The robot allowed itself to make noise now, clicking loudly as it refolded the stealth mechanisms away and reverting to its regular, cumbersome gait. At an even walking pace, it thudded into the subcontrol room and, pushing the high-backed swivel chair aside, extended a powerful arm towards one of the custom computer ports that were studded throughout the entire building. As soon as SMART connected, the Subcontrol Three came to life, readouts changing and displays scrolling through data as SMART flipped the system back through its last actions. Reaching a selected time point of four hours past, SMART rolled through the residue of erased data still clinging to the solid-state hard drives and computer memory. There. A pattern, an unknown program run, and data from one of the surveillance satellites routed past the main system in Control One and fed directly into the subservers on level thirty.
SMART saw the message buried in the high-frequency noise of the raw satellite data quickly, like a person focusing on a magic eye picture puzzle. As the graphs changed on the room's two widescreen displays, SMART threw in various filters and decryption algorithms.
There. The Dragon Star's secret message, a transmission received from the stars.

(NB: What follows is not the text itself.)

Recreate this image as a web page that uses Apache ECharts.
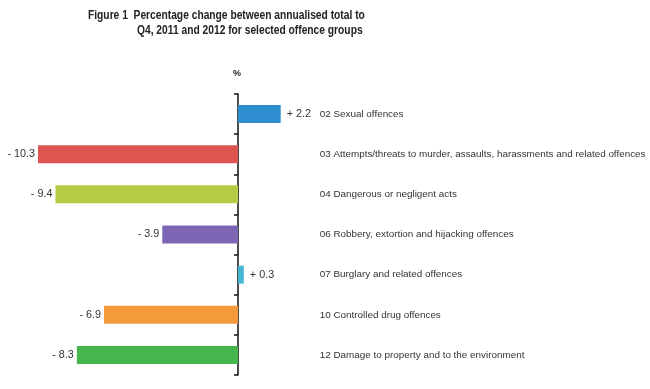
<!DOCTYPE html>
<html><head><meta charset="utf-8">
<script src="https://cdn.jsdelivr.net/npm/echarts@6/dist/echarts.min.js"></script>
<style>html,body{margin:0;padding:0;background:#fff}#c{width:650px;height:389px}</style>
</head><body><div id="c"></div>
<script>
const categories = [
  '02 Sexual offences',
  '03 Attempts/threats to murder, assaults, harassments and related offences',
  '04 Dangerous or negligent acts',
  '06 Robbery, extortion and hijacking offences',
  '07 Burglary and related offences',
  '10 Controlled drug offences',
  '12 Damage to property and to the environment'
];
const values = [2.2, -10.3, -9.4, -3.9, 0.3, -6.9, -8.3];
const colors = ['#2f8ecf', '#dc5551', '#b5cc44', '#7c66b3', '#46b7d3', '#f59a3b', '#45b64b'];
const titleLines = ['Figure 1  Percentage change between annualised total to', 'Q4, 2011 and 2012 for selected offence groups'];

const chart = echarts.init(document.getElementById('c'));
const fam = "'Liberation Sans', Arial, sans-serif";
chart.setOption({
  animation: false,
  backgroundColor: '#fff',
  graphic: [
    {type: 'text', x: 88, y: 9, scaleX: 0.82, style: {text: titleLines[0], font: 'bold 12.5px ' + fam, fill: '#222'}},
    {type: 'text', x: 137, y: 24, scaleX: 0.82, style: {text: titleLines[1], font: 'bold 12.5px ' + fam, fill: '#222'}},
    {type: 'text', left: 233, top: 69, style: {text: '%', font: 'bold 9px ' + fam, fill: '#222'}}
  ],
  grid: {left: 38, top: 94, bottom: 14, width: 14.3 * 200 / 10.3},
  xAxis: {type: 'value', min: -10.3, max: 4, show: false},
  yAxis: [{
    type: 'category', data: categories, inverse: true,
    axisLine: {show: true, onZero: true, lineStyle: {color: '#111', width: 1.5}},
    axisTick: {show: true, length: 4, lineStyle: {color: '#111', width: 1.5}},
    axisLabel: {show: false}
  }, {
    type: 'category', data: categories, inverse: true, position: 'right',
    axisLine: {show: false}, axisTick: {show: false},
    axisLabel: {margin: 4, color: '#333', fontSize: 9.9, fontFamily: fam}
  }],
  series: [{
    type: 'bar', barWidth: 18,
    data: values.map((v, i) => ({
      value: v,
      itemStyle: {color: colors[i]},
      label: {show: true, position: v < 0 ? 'left' : 'right', distance: v < 0 ? 3 : 6}
    })),
    label: {
      color: '#333', fontSize: 10.8, fontFamily: fam,
      formatter: p => (p.value < 0 ? '- ' + Math.abs(p.value).toFixed(1) : '+ ' + p.value.toFixed(1))
    }
  }]
});
</script></body></html>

SMART rewound the data and replayed.
CHAPTER TWENTY
It was like a scene from a movie.
Tony sighed. No, it was worse – it was like a scene from a chick flick.
Gabrielle Gets Hitched
, or
My Fat Cashcow Wedding Franchise VII.
His arms were sore. Why, he wasn't sure. He was a superhero, invulnerable, having woken up with superstrength, flight, heat vision, the whole damn works. A superhero who, just a couple of days ago, had taken on the Cowl in a downtown bank. Who had flown up, up and away, carrying the supervillain in the wild blue yonder. Who had survived the fall in the sea with nothing more than a sore head and who had walked, rather than raced – well, look where racing had got him – soaking wet back home.
Gee-whizz, that had been a fun day!
So why holding his arms out for fifteen minutes was such a strain, he had no real idea. It was probably psychological. It was probably because having Jeannie pull and shove his groin with a mouthful of pins just inches away from his… well, made him uncomfortable. He wanted to fidget, to move, to do anything to change position and relieve the stiffness in his muscles, but he dared not break the statuesque pose his girlfriend had put him in.
Jeannie wanted to make the costume, and make it she would. It was bizarre, to say the least. Jeannie had clothes-making skills worthy of an old-fashioned seamstress, but was using high-tech fabrics acquired from her day job… whatever that was, exactly. Tony wasn't sure. Jeannie had mentioned it was to do with military research and was mostly classified, and she hadn't exactly been laughing when she said it, so he didn't push the issue. It was a little early in their relationship to be breaking official secrets, but he knew the pins in her mouth were a secret tantalum/protactinium alloy. The industrial sewing machine clamped to the kitchen table − looking more like a heavy-duty drill from a factory − used a needle made of the same substance, superheated with two green lasers.